*SHORT TASK:*
Starting at the top of the entries below, write out each line up to and including the one containing "import seaborn as sns". Leave the pictures out.

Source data
• • • • •
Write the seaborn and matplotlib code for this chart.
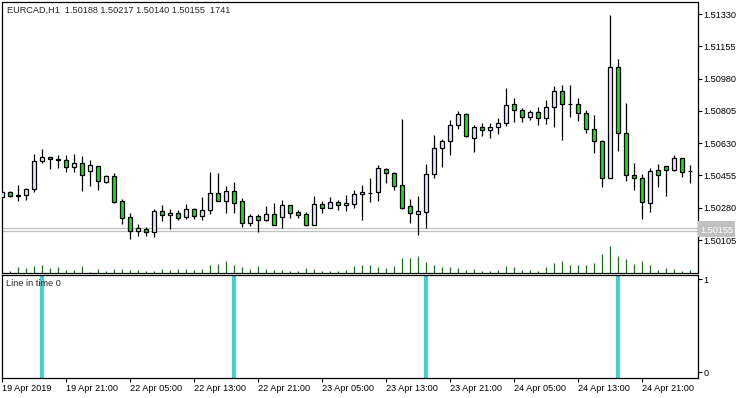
import matplotlib
matplotlib.use("Agg")
import matplotlib.pyplot as plt
import matplotlib.transforms as mtransforms
import numpy as np
import seaborn as sns

# EURCAD H1 candles
opens = [1.50340, 1.50365, 1.50347, 1.50347, 1.50380, 1.50532, 1.50553, 1.50543, 1.50537, 1.50499,
         1.50521, 1.50477, 1.50505, 1.50421, 1.50450, 1.50315, 1.50228, 1.50152, 1.50163, 1.50147,
         1.50261, 1.50239, 1.50250, 1.50228, 1.50272, 1.50237, 1.50266, 1.50358, 1.50318, 1.50369,
         1.50315, 1.50199, 1.50234, 1.50215, 1.50244, 1.50231, 1.50293, 1.50257, 1.50246, 1.50188,
         1.50299, 1.50280, 1.50309, 1.50293, 1.50299, 1.50353, 1.50361, 1.50364, 1.50488, 1.50467,
         1.50402, 1.50288, 1.50244, 1.50259, 1.50461, 1.50605, 1.50640, 1.50727, 1.50786, 1.50660,
         1.50716, 1.50700, 1.50716, 1.50738, 1.50841, 1.50808, 1.50770, 1.50797, 1.50765, 1.50824,
         1.50911, 1.50841, 1.50841, 1.50792, 1.50705, 1.50640, 1.50440, 1.51041, 1.50683, 1.50456,
         1.50440, 1.50304, 1.50483, 1.50505, 1.50486, 1.50548, 1.50479]
highs = [1.50371, 1.50371, 1.50403, 1.50387, 1.50571, 1.50597, 1.50557, 1.50566, 1.50566, 1.50571,
         1.50560, 1.50539, 1.50507, 1.50456, 1.50467, 1.50326, 1.50250, 1.50190, 1.50174, 1.50273,
         1.50295, 1.50273, 1.50268, 1.50300, 1.50277, 1.50338, 1.50474, 1.50468, 1.50398, 1.50419,
         1.50331, 1.50244, 1.50244, 1.50288, 1.50306, 1.50320, 1.50293, 1.50268, 1.50257, 1.50344,
         1.50315, 1.50337, 1.50320, 1.50347, 1.50376, 1.50403, 1.50441, 1.50512, 1.50494, 1.50472,
         1.50761, 1.50326, 1.50344, 1.50517, 1.50673, 1.50653, 1.50756, 1.50803, 1.50791, 1.50727,
         1.50738, 1.50738, 1.50765, 1.50927, 1.50873, 1.50819, 1.50808, 1.50824, 1.50864, 1.50938,
         1.50944, 1.50944, 1.50873, 1.50808, 1.50781, 1.50645, 1.51325, 1.51086, 1.50848, 1.50521,
         1.50461, 1.50494, 1.50515, 1.50505, 1.50564, 1.50548, 1.50510]
lows = [1.50335, 1.50340, 1.50318, 1.50322, 1.50367, 1.50521, 1.50492, 1.50497, 1.50474, 1.50474,
        1.50372, 1.50399, 1.50378, 1.50416, 1.50307, 1.50192, 1.50112, 1.50127, 1.50127, 1.50120,
        1.50210, 1.50166, 1.50213, 1.50221, 1.50221, 1.50215, 1.50244, 1.50318, 1.50253, 1.50253,
        1.50177, 1.50183, 1.50150, 1.50210, 1.50188, 1.50172, 1.50226, 1.50226, 1.50183, 1.50188,
        1.50253, 1.50280, 1.50269, 1.50264, 1.50280, 1.50213, 1.50311, 1.50318, 1.50416, 1.50378,
        1.50275, 1.50199, 1.50134, 1.50172, 1.50443, 1.50502, 1.50567, 1.50708, 1.50664, 1.50584,
        1.50670, 1.50660, 1.50681, 1.50721, 1.50743, 1.50743, 1.50757, 1.50730, 1.50735, 1.50719,
        1.50649, 1.50773, 1.50752, 1.50687, 1.50578, 1.50394, 1.50440, 1.50589, 1.50427, 1.50378,
        1.50221, 1.50259, 1.50394, 1.50345, 1.50477, 1.50448, 1.50416]
closes = [1.50365, 1.50345, 1.50346, 1.50380, 1.50532, 1.50553, 1.50543, 1.50539, 1.50499, 1.50521,
          1.50456, 1.50510, 1.50423, 1.50450, 1.50313, 1.50223, 1.50152, 1.50170, 1.50147, 1.50262,
          1.50239, 1.50250, 1.50226, 1.50272, 1.50237, 1.50266, 1.50358, 1.50318, 1.50369, 1.50307,
          1.50199, 1.50234, 1.50215, 1.50244, 1.50188, 1.50293, 1.50253, 1.50242, 1.50188, 1.50299,
          1.50280, 1.50309, 1.50293, 1.50304, 1.50353, 1.50364, 1.50362, 1.50494, 1.50467, 1.50399,
          1.50280, 1.50253, 1.50261, 1.50461, 1.50604, 1.50640, 1.50727, 1.50786, 1.50667, 1.50716,
          1.50700, 1.50716, 1.50738, 1.50835, 1.50808, 1.50770, 1.50797, 1.50765, 1.50824, 1.50911,
          1.50841, 1.50841, 1.50792, 1.50705, 1.50640, 1.50440, 1.51041, 1.50683, 1.50456, 1.50440,
          1.50309, 1.50477, 1.50456, 1.50483, 1.50548, 1.50475, 1.50479]
# tick volumes
volumes = [150, 170, 570, 470, 670, 770, 470, 570, 270, 270,
           670, 70, 370, 170, 370, 370, 270, 270, 170, 170,
           370, 270, 320, 370, 270, 370, 770, 870, 1170, 770,
           570, 370, 670, 370, 270, 270, 170, 170, 470, 370,
           170, 170, 170, 270, 630, 800, 800, 600, 500, 700,
           1500, 1500, 1700, 1100, 800, 600, 600, 500, 300, 400,
           200, 200, 300, 700, 600, 300, 300, 200, 600, 1000,
           1200, 800, 800, 800, 1000, 1900, 2700, 1700, 1400, 900,
           1200, 800, 300, 500, 400, 200, 300]

# indicator "Line in time 0": bars where the buffer is 1
signal_bars = [5, 29, 53, 77]

price_ticks = [1.50105, 1.50280, 1.50455, 1.50630, 1.50805, 1.50980, 1.51155, 1.51330]
time_ticks = [0, 8, 16, 24, 32, 40, 48, 56, 64, 72, 80]
time_labels = ["19 Apr 2019", "19 Apr 21:00", "22 Apr 05:00", "22 Apr 13:00", "22 Apr 21:00",
               "23 Apr 05:00", "23 Apr 13:00", "23 Apr 21:00", "24 Apr 05:00", "24 Apr 13:00",
               "24 Apr 21:00"]
ask_price = 1.50172
bid_price = 1.50155
title = "EURCAD,H1  1.50188 1.50217 1.50140 1.50155  1741"

sns.set_theme(style="white")
plt.rcParams['font.family'] = ['Liberation Sans', 'DejaVu Sans']

W, H = 750, 398
fig = plt.figure(figsize=(7.5, 3.98), dpi=100)
ax = fig.add_axes([1.5 / W, (H - 272.5) / H, 696 / W, 271 / H])
ax2 = fig.add_axes([1.5 / W, (H - 377.5) / H, 696 / W, 102.5 / H])

o = np.array(opens)
c = np.array(closes)
x = np.arange(len(o))
body_low = np.minimum(o, c)
body_h = np.maximum(np.abs(c - o), 0.000004)
colors = ["#E6E6FA" if cc > oo else "#32CD32" for oo, cc in zip(o, c)]

# volumes at the bottom of the price window
vol_scale = 27100
ax.vlines(x, 0, np.array(volumes) / vol_scale, transform=ax.get_xaxis_transform(),
          color="#008000", lw=0.9, zorder=1)

ax.axhline(ask_price, color="#C0C0C0", lw=0.9, zorder=1)
ax.axhline(bid_price, color="#C0C0C0", lw=0.9, zorder=1)

# candles
ax.vlines(x, lows, highs, color="black", lw=0.9, zorder=2)
ax.bar(x, body_h, bottom=body_low, width=0.5, color=colors, edgecolor="black",
       linewidth=0.9, zorder=3)

ax.set_xlim(-0.06, 86.875)
ax.set_ylim(1.49929, 1.51398)
ax.set_xticks([])
ax.yaxis.tick_right()
ax.set_yticks(price_ticks)
ax.set_yticklabels([f"{p:.5f}" for p in price_ticks])
ax.tick_params(axis="y", direction="out", length=3, width=0.8, pad=1.5,
               labelsize=6.6, colors="black", right=True, left=False)

# ask label sits behind the bid label, only its top edge shows
trans = mtransforms.blended_transform_factory(ax.transAxes, ax.transData)
ask_txt = ax.text(1.004, ask_price, f"{ask_price:.5f}", transform=trans, ha="left",
                  va="center", fontsize=6.6, color="white",
                  bbox=dict(boxstyle="square,pad=0.2", fc="#C0C0C0", ec="none"))
ask_txt.set_clip_on(True)
ask_txt.set_clip_box(mtransforms.Bbox([[698, H - 226], [748, H - 218]]))
ax.text(1.004, bid_price, f"{bid_price:.5f}", transform=trans, ha="left", va="center",
        fontsize=6.6, color="white", clip_on=False,
        bbox=dict(boxstyle="square,pad=0.2", fc="#C0C0C0", ec="none"))

# indicator window
for b in signal_bars:
    ax2.axvline(b, color="#48D1CC", lw=2.9)
ax2.set_xlim(-0.06, 86.875)
ax2.set_ylim(-0.057, 1.043)
ax2.yaxis.tick_right()
ax2.set_yticks([0, 1])
ax2.set_yticklabels(["0", "1"])
ax2.set_xticks(time_ticks)
ax2.set_xticklabels(time_labels, ha="left")
ax2.tick_params(axis="y", direction="out", length=3, width=0.8, pad=1.5,
                labelsize=6.6, colors="black", right=True, left=False)
ax2.tick_params(axis="x", direction="out", length=3, width=0.8, pad=1.5,
                labelsize=6.6, colors="black", bottom=True)

for a in (ax, ax2):
    for s in a.spines.values():
        s.set_color("black")
        s.set_linewidth(0.9)

fig.text(7 / W, 1 - 13.3 / H, title, fontsize=6.6, va="baseline", ha="left")
fig.text(6 / W, 1 - 286.5 / H, "Line in time 0", fontsize=6.6, va="baseline", ha="left")

fig.savefig("out.png", dpi=100)
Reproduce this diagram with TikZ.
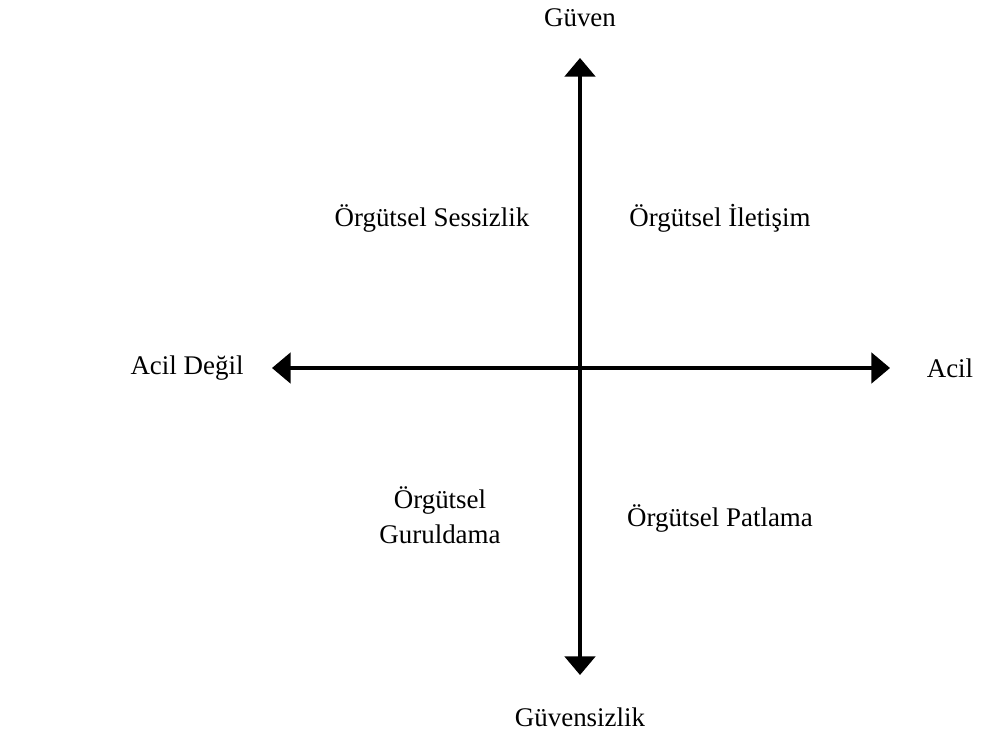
\documentclass[tikz,border=0pt]{standalone}
\usepackage{fontspec}
\setmainfont{Liberation Serif}
\usetikzlibrary{arrows.meta}
\tikzset{
  eksen/.style={line width=2.3pt,{Triangle[width=23pt,length=14pt]}-{Triangle[width=23pt,length=14pt]}},
  etiket/.style={font=\fontsize{20.2}{26}\selectfont,inner sep=0pt,align=center}
}
\begin{document}
\begin{tikzpicture}[x=0.75pt,y=-0.75pt]
\useasboundingbox (0,0) rectangle (986,735);
\pgfmathsetmacro{\kox}{580}
\pgfmathsetmacro{\koy}{368}
% eksen uclari
\coordinate (ust) at (\kox,58);
\coordinate (alt) at (\kox,675);
\coordinate (sol) at (272,\koy);
\coordinate (sag) at (890,\koy);
\draw[eksen](alt)--(ust);
\draw[eksen](sol)--(sag);
% eksen etiketleri
\node[etiket](guven) at (\kox,18){Güven};
\node[etiket](guvensizlik) at (\kox,717){Güvensizlik};
\node[etiket](acildegil) at (187,\koy){Acil Değil};
\node[etiket](acil) at (950,\koy){Acil};
% bolgeler
\foreach \kx/\ky/\ad/\yazi in {432/218/sessizlik/{Örgütsel Sessizlik},720/218/iletisim/{Örgütsel İletişim},440/515/guruldama/{Örgütsel\\Guruldama},720/518/patlama/{Örgütsel Patlama}}{\node[etiket](\ad) at (\kx,\ky){\yazi};}
\end{tikzpicture}
\end{document}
• • • • •
*THE RESPONSE:*
Write the seaborn and matplotlib code for this chart.
import matplotlib
matplotlib.use("Agg")
import matplotlib.pyplot as plt
import matplotlib.transforms as mtransforms
import numpy as np
import seaborn as sns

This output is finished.